2. Description of the Related Art Including Information Disclosed Under 37 CFR 1.97 and 1.98
In a gas turbine engine, such as a large frame heavy-duty industrial gas turbine (IGT) engine, a hot gas stream generated in a combustor is passed through a turbine to produce mechanical work. The turbine includes one or more rows or stages of stator vanes and rotor blades that react with the hot gas stream in a progressively decreasing temperature. The efficiency of the turbine—and therefore the engine—can be increased by passing a higher temperature gas stream into the turbine. However, the turbine inlet temperature is limited to the material properties of the turbine, especially the first stage vanes and blades, and an amount of cooling capability for these first stage airfoils.
The first stage rotor blade and stator vanes are exposed to the highest gas stream temperatures, with the temperature gradually decreasing as the gas stream passes through the turbine stages. The first and second stage airfoils (blades and vanes) must be cooled by passing cooling air through internal cooling passages and discharging the cooling air through film cooling holes to provide a blanket layer of cooling air to protect the hot metal surface from the hot gas stream.

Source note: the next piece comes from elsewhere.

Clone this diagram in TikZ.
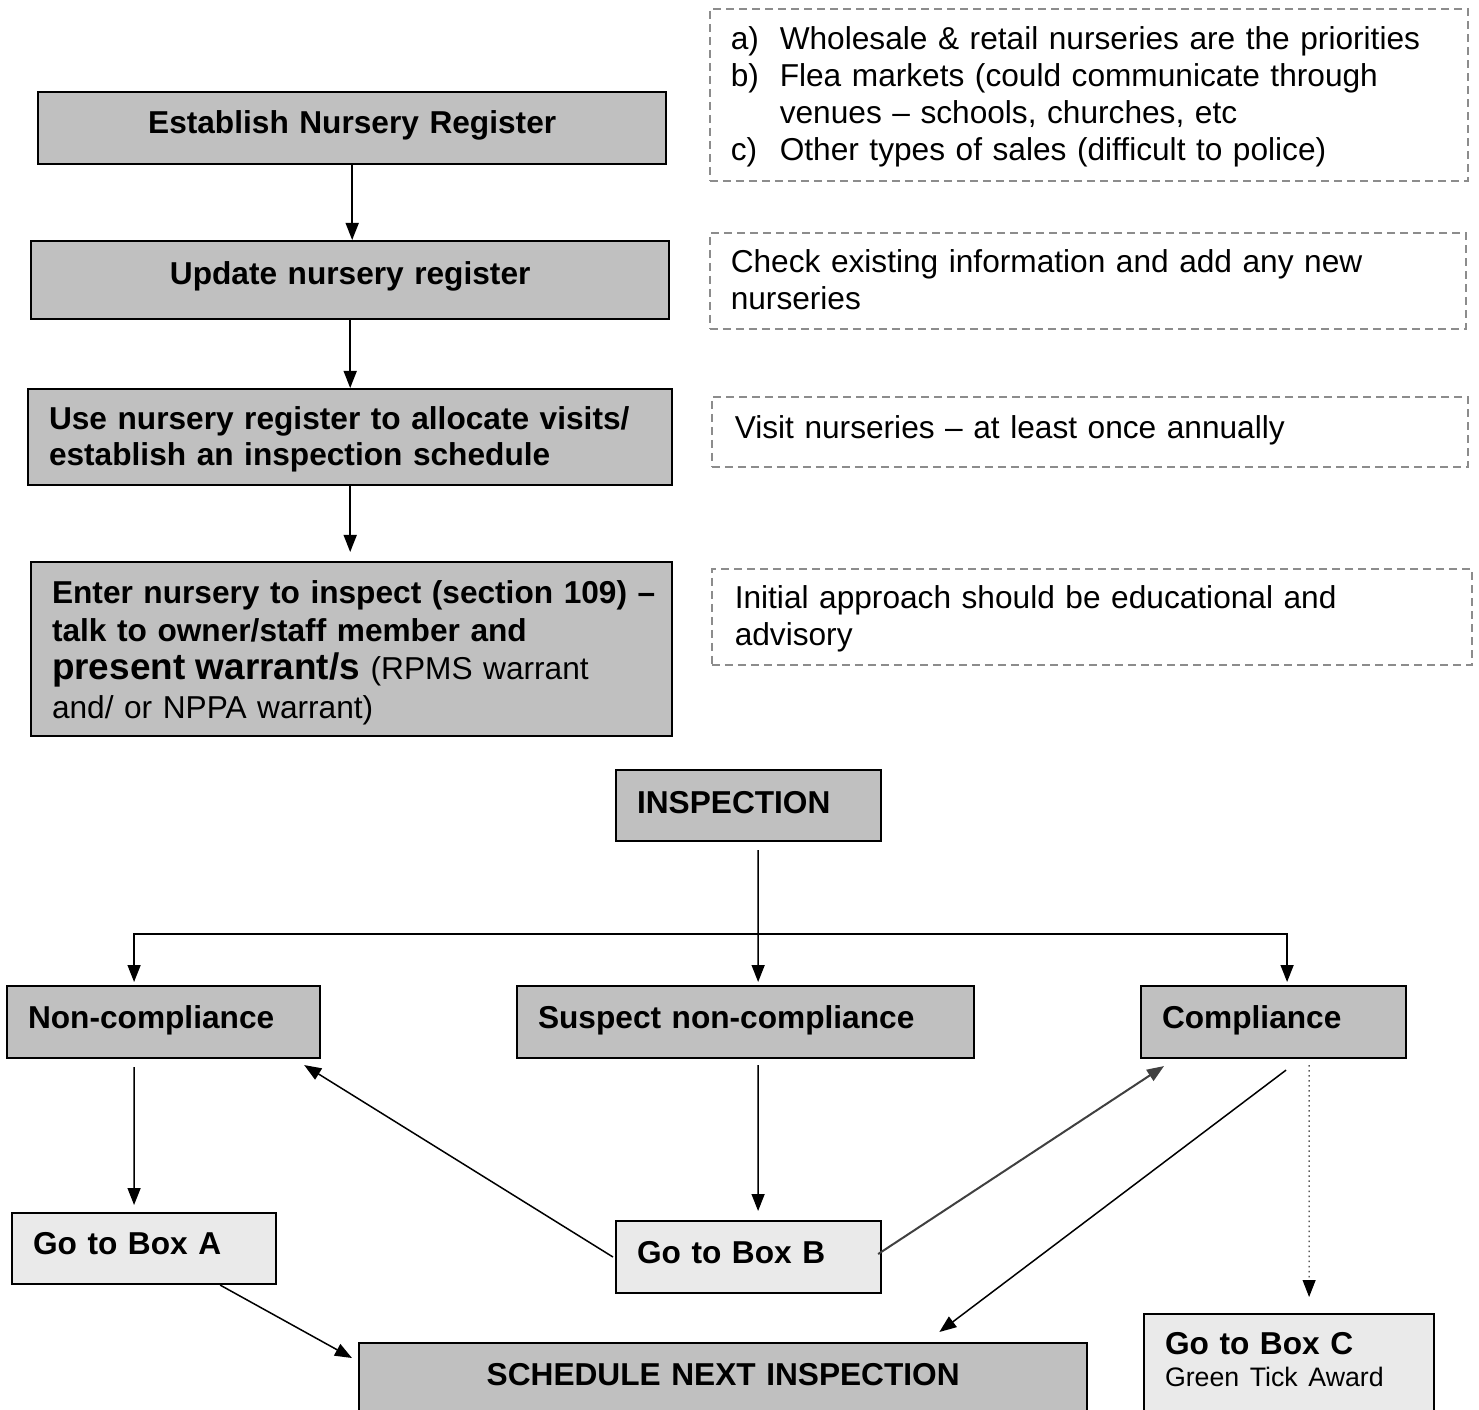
\documentclass[tikz,border=0pt]{standalone}
\usepackage{fontspec}
\setmainfont{Liberation Sans}
\usetikzlibrary{arrows.meta}
\definecolor{boxgray}{HTML}{C0C0C0}
\definecolor{golight}{HTML}{EAEAEA}
\definecolor{notegray}{HTML}{8C8C8C}
\definecolor{linkgray}{HTML}{404040}
\newcommand{\listitem}[2]{\makebox[0.49cm][l]{#1}#2}

\begin{document}
\begin{tikzpicture}[
		x=0.01cm, y=-0.01cm,
		>={Triangle[length=0.17cm,width=0.13cm]},
		font=\fontsize{9}{10.5}\selectfont,
		every node/.style={anchor=north west, inner xsep=0.21cm, inner ysep=0pt},
		stepbox/.style={draw, fill=boxgray, line width=0.02cm, font=\fontsize{9}{10.5}\selectfont\bfseries, align=left},
		gobox/.style={stepbox, fill=golight},
		notebox/.style={draw=notegray, line width=0.015cm, dash pattern=on 0.08cm off 0.05cm, align=left},
		link/.style={->, line width=0.015cm}
	]
	\useasboundingbox (0,0) rectangle (1479,1409);

	% left column
	\node[stepbox, align=center, text width=5.86cm, text height=0.41cm, text depth=0.31cm] (reg) at (37,91) {Establish Nursery Register};
	\node[stepbox, align=center, text width=5.96cm, text height=0.43cm, text depth=0.35cm] (upd) at (30,240) {Update nursery register};
	\node[stepbox, text width=6.02cm, text height=0.40cm, text depth=0.56cm] (alloc) at (27,388) {Use nursery register to allocate visits/\\ establish an inspection schedule};
	\node[stepbox, font=\fontsize{9}{10.9}\selectfont\bfseries, text width=5.99cm, text height=0.41cm, text depth=1.33cm] (enter) at (30,561) {\mbox{Enter nursery to inspect (section 109) --}\\ talk to owner/staff member and\\ {\fontsize{10.5}{12}\selectfont present warrant/s} {\mdseries (RPMS warrant}\\ {\mdseries and/ or NPPA warrant)}};

	% notes on the right
	\node[notebox, text width=7.16cm, text height=0.41cm, text depth=1.31cm] (note1) at (709,8) {\listitem{a)}{Wholesale \& retail nurseries are the priorities}\\ \listitem{b)}{Flea markets (could communicate through}\\ \hspace*{0.49cm}venues -- schools, churches, etc\\ \listitem{c)}{Other types of sales (difficult to police)}};
	\node[notebox, text width=7.14cm, text height=0.40cm, text depth=0.56cm] (note2) at (709,232) {Check existing information and add any new\\ nurseries};
	\node[notebox, inner xsep=0.23cm, text width=7.10cm, text height=0.42cm, text depth=0.28cm] (note3) at (711,396) {Visit nurseries -- at least once annually};
	\node[notebox, inner xsep=0.23cm, text width=7.14cm, text height=0.40cm, text depth=0.56cm] (note4) at (711,568) {Initial approach should be educational and\\ advisory};

	% inspection and outcomes
	\node[stepbox, text width=2.23cm, text height=0.43cm, text depth=0.28cm] (insp) at (615,769) {INSPECTION};
	\node[stepbox, text width=2.71cm, text height=0.42cm, text depth=0.30cm] (nonc) at (6,985) {Non-compliance};
	\node[stepbox, text width=4.15cm, text height=0.42cm, text depth=0.30cm] (susp) at (516,985) {Suspect non-compliance};
	\node[stepbox, text width=2.23cm, text height=0.42cm, text depth=0.30cm] (comp) at (1140,985) {Compliance};

	\node[gobox, text width=2.22cm, text height=0.41cm, text depth=0.30cm] (boxa) at (11,1212) {Go to Box A};
	\node[gobox, text width=2.23cm, text height=0.42cm, text depth=0.30cm] (boxb) at (615,1220) {Go to Box B};
	\node[gobox, text width=2.48cm, text height=0.40cm, text depth=0.80cm] (boxc) at (1143,1313) {Go to Box C\\[-0.04cm] {\mdseries\fontsize{7.6}{9}\selectfont Green Tick Award}};
	\node[stepbox, align=center, text width=6.86cm, text height=0.42cm, text depth=0.60cm] (sched) at (358,1342) {SCHEDULE NEXT INSPECTION};

	% arrows
	\draw[link] (reg.south) -- (reg.south |- upd.north);
	\draw[link] (upd.south) -- (upd.south |- alloc.north);
	\draw[link, shorten >=0.09cm] (alloc.south) -- (alloc.south |- enter.north);

	\coordinate (fork) at (757,934);
	\draw[link] ([xshift=0.095cm,yshift=-0.08cm]insp.south) -- ([xshift=0.125cm,yshift=0.03cm]susp.north);
	\draw[link] (fork) -| ([xshift=-0.295cm,yshift=0.03cm]nonc.north);
	\draw[link] (fork) -| ([xshift=0.135cm,yshift=0.03cm]comp.north);

	\draw[link] ([xshift=-0.295cm,yshift=-0.08cm]nonc.south) -- ([xshift=-0.1cm,yshift=0.07cm]boxa.north);
	\draw[link] ([xshift=0.125cm,yshift=-0.06cm]susp.south) -- ([xshift=0.095cm,yshift=0.09cm]boxb.north);
	\draw[link] ([xshift=-0.02cm]boxb.west) -- ([xshift=-0.17cm,yshift=-0.06cm]nonc.south east);
	\draw[link, linkgray, line width=0.02cm] ([xshift=-0.04cm,yshift=0.03cm]boxb.east) -- ([xshift=0.24cm,yshift=-0.07cm]comp.south west);
	\draw[link] ([xshift=0.125cm,yshift=-0.11cm]comp.south) -- ([xshift=-1.49cm,yshift=0.1cm]sched.north east);
	\draw[link, densely dotted, line width=0.01cm] ([xshift=0.355cm,yshift=-0.06cm]comp.south) -- ([xshift=0.2cm,yshift=0.16cm]boxc.north);
	\draw[link] ([xshift=0.76cm]boxa.south) -- ([xshift=-0.06cm,yshift=-0.16cm]sched.north west);
\end{tikzpicture}
\end{document}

A single turbine rotor blade with be exposed to different gas flow temperatures and pressures around the surfaces. For example, the leading edge is exposed to the highest gas flow pressures and temperatures. The airfoil trailing edge on the suction side is exposed to the lowest gas flow pressures. In order to cool the blade more efficiency and to prevent certain surfaces from over-heating, tailoring the cooling throughout the blade is needed. Hot spots cause erosion of the blade surface that decreases turbine efficiency and shortens the useful life of the blade. Excessive cooling air flow will decrease engine efficiency from the extra work done on compressing the cooling air that is not needed for cooling.